«Lors des premières fouilles à Shum Laka, dans les années 1990, les techniques étaient moins avancées », affirme la professeure au Département d’anthropologie de l’UdeM Isabelle Ribot. Le nouveau laboratoire de numérisation du département, ouvert en novembre dernier, lui a permis ainsi qu’à ses collègues d’analyser les restes humains de plusieurs individus inhumés à Shum Laka il y a 8 000 et 3 000 ans.
Les installations ont pu voir le jour grâce à une bourse de 50 000 $ accordée par l’Université pour des projets d’innovation en technologie numérique.
Laboratoire de numérisation
Sous la direction de Mme Ribot, l’étudiante à la maîtrise en anthropologie à l’UdeM Yassmine Ghalem est responsable de modéliser les individus de Shum Laka. « J’applique la morphométrie, soit l’étude géométrique des objets, à partir des modèles 3D des ossements de Shum Laka. Ça permet de les comparer avec des individus plus modernes et pour voir s’il y a eu une évolution morphologique, explique-t-elle. Les modèles 3D nous permettent plus de manipulations, puisqu’on n’agit pas directement sur les individus. » Yassmine se concentre particulièrement sur l’analyse des crânes et des dents.

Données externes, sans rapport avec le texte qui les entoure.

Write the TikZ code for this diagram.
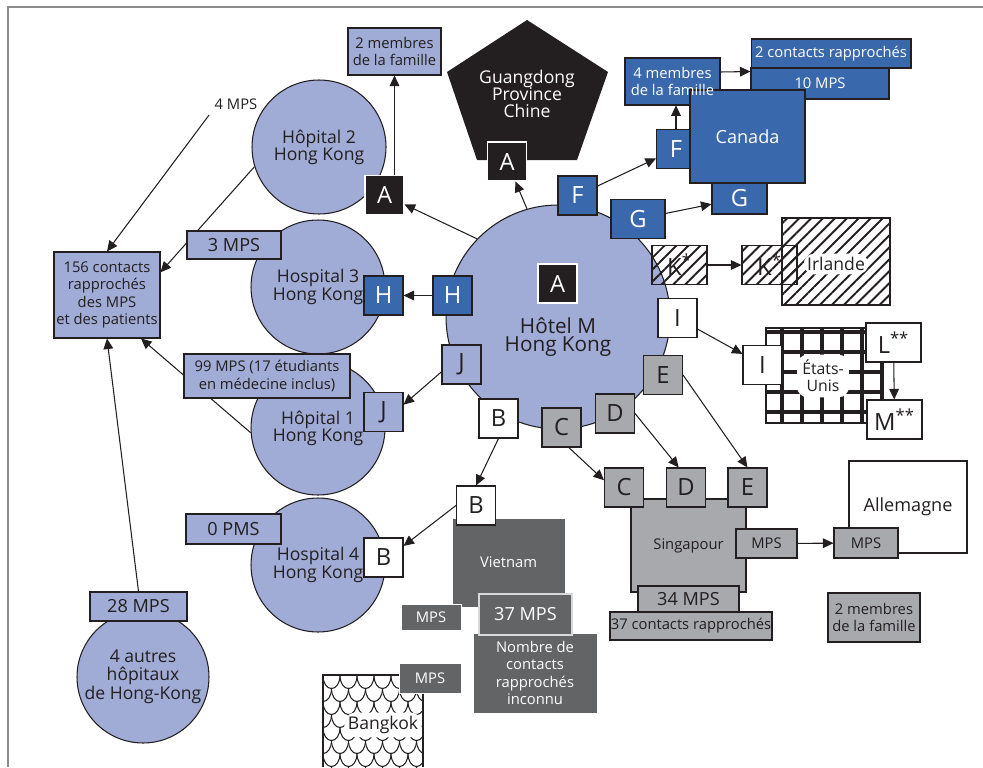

L’étudiante souligne que le laboratoire de l’UdeM se spécialise en photogrammétrie, une technique de reconstruction numérique qui consiste à créer les modèles 3D à partir de photos d’un site archéologique ou de collections ostéologiques. « C’est plutôt récent au Québec, alors qu’ailleurs en Europe, c’est plus répandu », précise-t-elle.
Grâce à ces technologies, Yassmine peut poursuivre ses recherches à Montréal, bien que les collections soient entreposées à Bruxelles.
Le laboratoire permet également de compiler les données biologiques afin d’observer une variation dans le temps. L’un des récents résultats obtenus induit que les descendants de la langue bantoue* actuelle ne seraient pas liés aux individus de Shum Laka.
Une démarche éthique
L’étudiante au doctorat en anthropologie Diane Martin-Moya a participé à la mise en place du laboratoire. « Ce lieu permet d’ouvrir un axe de recherche pour améliorer la manière dont on étudie les restes archéologiques, les restes humains et potentiellement les collections ethnographiques », détaille-t-elle.
Diane souligne également que le laboratoire pourrait avoir un effet positif sur les communautés visées par les fouilles. « Créer une copie conforme permet de rapatrier plus rapidement les objets d’études dans les communautés où ces derniers ont été prélevés », affirme-t-elle. L’étudiante collabore avec des chercheurs de Bruxelles au processus de rapatriement vers le Cameroun des collections de Shum Laka. Selon Mme Ribot, la numérisation des restes humains contribue à la recherche, mais fait aussi partie d’une démarche éthique.
Une étude de la génétique
Une étude dirigée par la Harvard Medical School, à laquelle a participé Isabelle Ribot, a été publiée dans la revue Nature le 22 janvier dernier.
L’Afrique est considérée par les experts comme le point d’origine de l’Homo sapiens, et présente une diversité génétique unique au monde, selon Mme Rigot. Le climat représente toutefois un défi de taille pour les scienti- fiques, qui peinent à trouver des traces d’ADN en bon état.
L’ADN prélevé sur le site camerounais de Shum Laka est le pre- mier à être analysé en Afrique de l’Ouest et l’un des plus anciens provenant de l’Afrique subsaharienne. «Le site de Shum Laka est exceptionnel, puisque les restes humains de 18 individus sont très bien conservés pour une région tropicale, et ils témoignent d’une période de transition entre l’Âge de pierre et celui du fer, explique Mme Ribot. Aujourd’hui, on retourne sur ce site avec de nouvelles méthodes comme des analyses génétiques et chimiques, afin d’essayer de comprendre le régime alimentaire des individus et la mobilité de ces groupes. »
Les analyses génétiques révèlent que les individus de Shum Laka appartenaient à une population distincte de celle qui peuple la région aujourd’hui. «Ces découvertes sont surprenantes, puisque les individus ont peu d’affinités avec les populations actuelles de langue bantoue, précise Mme Ribot. Ils appartiennent donc à une diversité passée et éteinte, inconnue jusqu’ici. »
L’étude est le fruit d’une collaboration internationale entre généticiens, archéologues et bioanthropologues. « Ces découvertes permettent de mieux comprendre comment les lignées humaines se sont différenciées au fil du temps, affirme la professeure. Avec Shum Laka, on se rend compte que les lignées de chasseurs-cueilleurs d’Afrique de l’Ouest se sont différenciées il y a plus de 200 000 ans. »
*La famille des langues bantoues compte de près de 400 langues parlées par plus d’un tiers des Africains dans une vingtaine de pays, dont le Cameroun.